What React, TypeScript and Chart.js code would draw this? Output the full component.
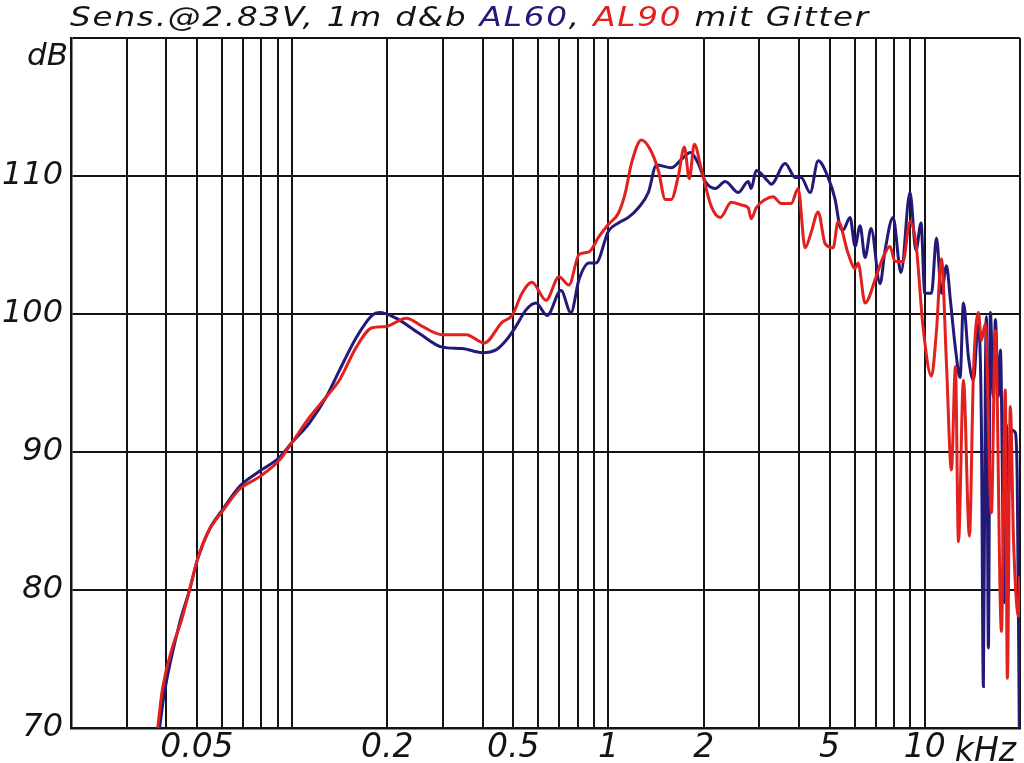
● ● ● ●
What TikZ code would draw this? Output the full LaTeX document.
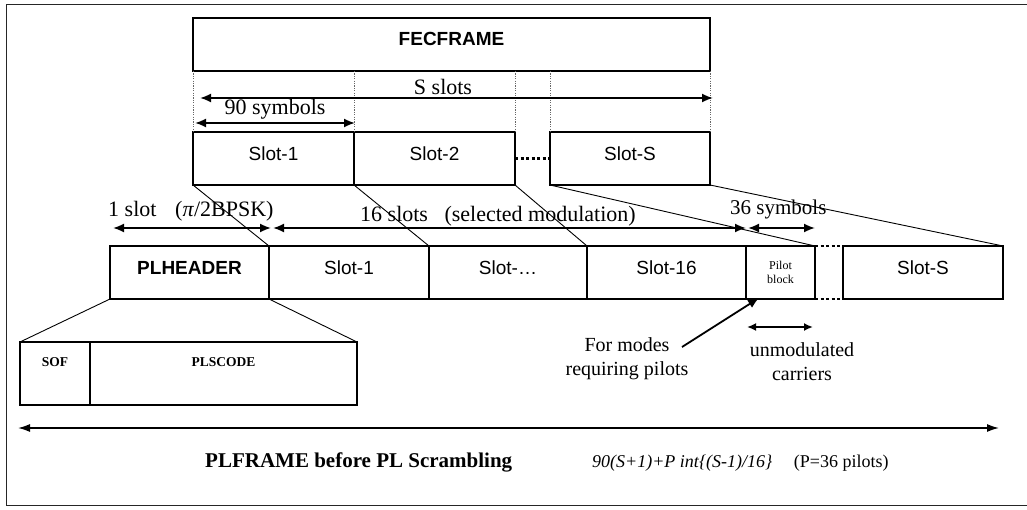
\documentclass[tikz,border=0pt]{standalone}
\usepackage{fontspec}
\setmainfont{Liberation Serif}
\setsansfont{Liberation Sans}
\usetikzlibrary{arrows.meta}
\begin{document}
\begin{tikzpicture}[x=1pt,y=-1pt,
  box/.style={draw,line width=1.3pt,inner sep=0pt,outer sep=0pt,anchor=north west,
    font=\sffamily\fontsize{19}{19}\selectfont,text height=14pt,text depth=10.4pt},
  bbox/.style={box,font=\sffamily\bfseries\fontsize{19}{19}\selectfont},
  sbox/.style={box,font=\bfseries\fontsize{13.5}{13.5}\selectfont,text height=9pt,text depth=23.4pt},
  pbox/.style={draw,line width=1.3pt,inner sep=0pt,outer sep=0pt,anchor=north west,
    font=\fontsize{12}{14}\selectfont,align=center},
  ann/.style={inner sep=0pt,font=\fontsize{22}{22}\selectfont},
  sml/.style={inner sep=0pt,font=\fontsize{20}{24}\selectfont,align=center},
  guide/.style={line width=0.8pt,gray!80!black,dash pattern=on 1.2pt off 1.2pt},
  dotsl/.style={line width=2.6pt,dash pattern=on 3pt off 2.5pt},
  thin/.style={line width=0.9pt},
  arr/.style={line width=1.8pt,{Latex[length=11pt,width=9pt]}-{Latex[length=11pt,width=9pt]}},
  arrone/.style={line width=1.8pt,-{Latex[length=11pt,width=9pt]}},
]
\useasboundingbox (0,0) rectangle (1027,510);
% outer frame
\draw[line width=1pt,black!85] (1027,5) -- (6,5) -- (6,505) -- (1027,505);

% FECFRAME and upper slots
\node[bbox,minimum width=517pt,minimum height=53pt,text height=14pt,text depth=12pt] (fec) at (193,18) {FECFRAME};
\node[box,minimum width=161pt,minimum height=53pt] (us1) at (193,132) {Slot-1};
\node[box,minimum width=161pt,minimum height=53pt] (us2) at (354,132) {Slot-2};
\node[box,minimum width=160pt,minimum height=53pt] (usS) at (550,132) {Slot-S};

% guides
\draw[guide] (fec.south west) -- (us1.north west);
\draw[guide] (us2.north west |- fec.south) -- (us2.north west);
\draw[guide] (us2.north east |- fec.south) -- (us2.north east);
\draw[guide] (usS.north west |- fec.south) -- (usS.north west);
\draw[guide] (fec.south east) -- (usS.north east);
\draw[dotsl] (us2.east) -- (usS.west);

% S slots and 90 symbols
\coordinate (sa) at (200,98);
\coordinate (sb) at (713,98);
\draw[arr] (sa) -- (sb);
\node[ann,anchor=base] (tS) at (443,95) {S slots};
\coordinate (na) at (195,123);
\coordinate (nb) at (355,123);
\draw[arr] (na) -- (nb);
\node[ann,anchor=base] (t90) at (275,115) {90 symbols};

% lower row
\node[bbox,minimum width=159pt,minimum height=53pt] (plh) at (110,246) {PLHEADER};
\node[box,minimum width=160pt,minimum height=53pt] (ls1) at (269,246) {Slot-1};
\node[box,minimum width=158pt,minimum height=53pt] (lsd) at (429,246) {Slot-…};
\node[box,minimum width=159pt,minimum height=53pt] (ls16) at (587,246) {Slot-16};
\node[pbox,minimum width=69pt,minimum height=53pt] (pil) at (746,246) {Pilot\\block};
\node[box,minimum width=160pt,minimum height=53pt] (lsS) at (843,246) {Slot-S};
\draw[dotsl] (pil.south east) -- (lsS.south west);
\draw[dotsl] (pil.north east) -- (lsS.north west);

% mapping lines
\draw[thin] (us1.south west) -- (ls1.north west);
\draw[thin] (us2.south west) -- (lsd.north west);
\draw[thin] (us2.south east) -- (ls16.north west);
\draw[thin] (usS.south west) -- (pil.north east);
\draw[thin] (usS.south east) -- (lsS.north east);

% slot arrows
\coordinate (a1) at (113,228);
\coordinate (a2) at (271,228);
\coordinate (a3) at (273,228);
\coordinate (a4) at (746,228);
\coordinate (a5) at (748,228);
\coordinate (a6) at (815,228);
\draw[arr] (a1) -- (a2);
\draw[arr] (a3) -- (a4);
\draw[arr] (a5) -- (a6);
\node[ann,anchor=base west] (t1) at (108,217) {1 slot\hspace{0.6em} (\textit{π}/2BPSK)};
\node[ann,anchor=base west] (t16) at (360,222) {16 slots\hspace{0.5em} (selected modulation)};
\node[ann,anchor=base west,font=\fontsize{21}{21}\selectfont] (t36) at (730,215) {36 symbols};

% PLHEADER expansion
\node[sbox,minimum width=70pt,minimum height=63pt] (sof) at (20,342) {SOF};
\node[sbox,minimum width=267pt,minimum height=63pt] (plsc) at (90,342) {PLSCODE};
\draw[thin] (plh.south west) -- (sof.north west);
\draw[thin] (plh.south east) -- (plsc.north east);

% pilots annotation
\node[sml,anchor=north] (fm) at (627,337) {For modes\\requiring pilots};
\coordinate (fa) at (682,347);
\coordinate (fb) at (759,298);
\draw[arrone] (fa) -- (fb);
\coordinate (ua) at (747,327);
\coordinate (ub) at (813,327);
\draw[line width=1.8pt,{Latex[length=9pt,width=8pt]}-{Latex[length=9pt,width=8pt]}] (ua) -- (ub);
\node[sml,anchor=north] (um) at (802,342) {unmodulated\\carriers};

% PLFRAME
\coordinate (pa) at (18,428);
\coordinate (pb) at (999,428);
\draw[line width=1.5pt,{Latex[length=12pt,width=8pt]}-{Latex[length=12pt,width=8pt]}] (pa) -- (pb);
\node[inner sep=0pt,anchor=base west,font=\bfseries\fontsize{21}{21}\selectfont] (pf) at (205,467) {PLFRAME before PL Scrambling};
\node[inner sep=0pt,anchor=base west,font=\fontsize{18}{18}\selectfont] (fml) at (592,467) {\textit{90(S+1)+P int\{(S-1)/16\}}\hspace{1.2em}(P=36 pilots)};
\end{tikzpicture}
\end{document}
● ● ● ●
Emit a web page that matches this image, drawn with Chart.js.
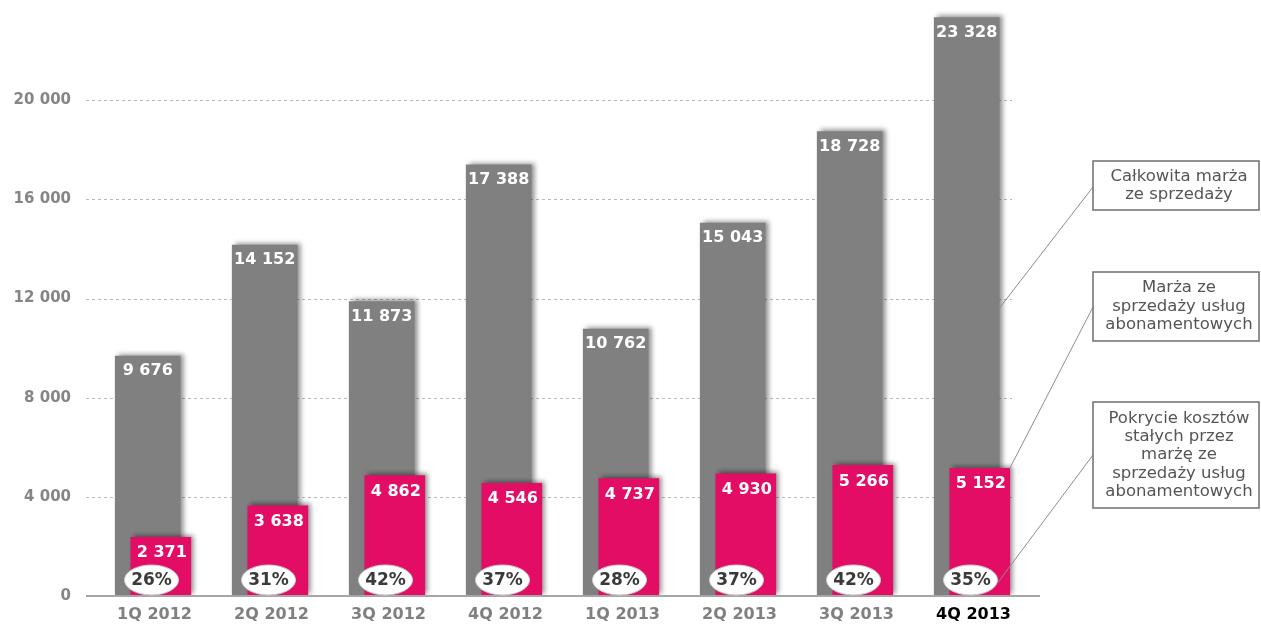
● ● ● ●
Exercise instructions>
State the number of lines in the data that include the string "Output", and add nothing else.

Result below>
2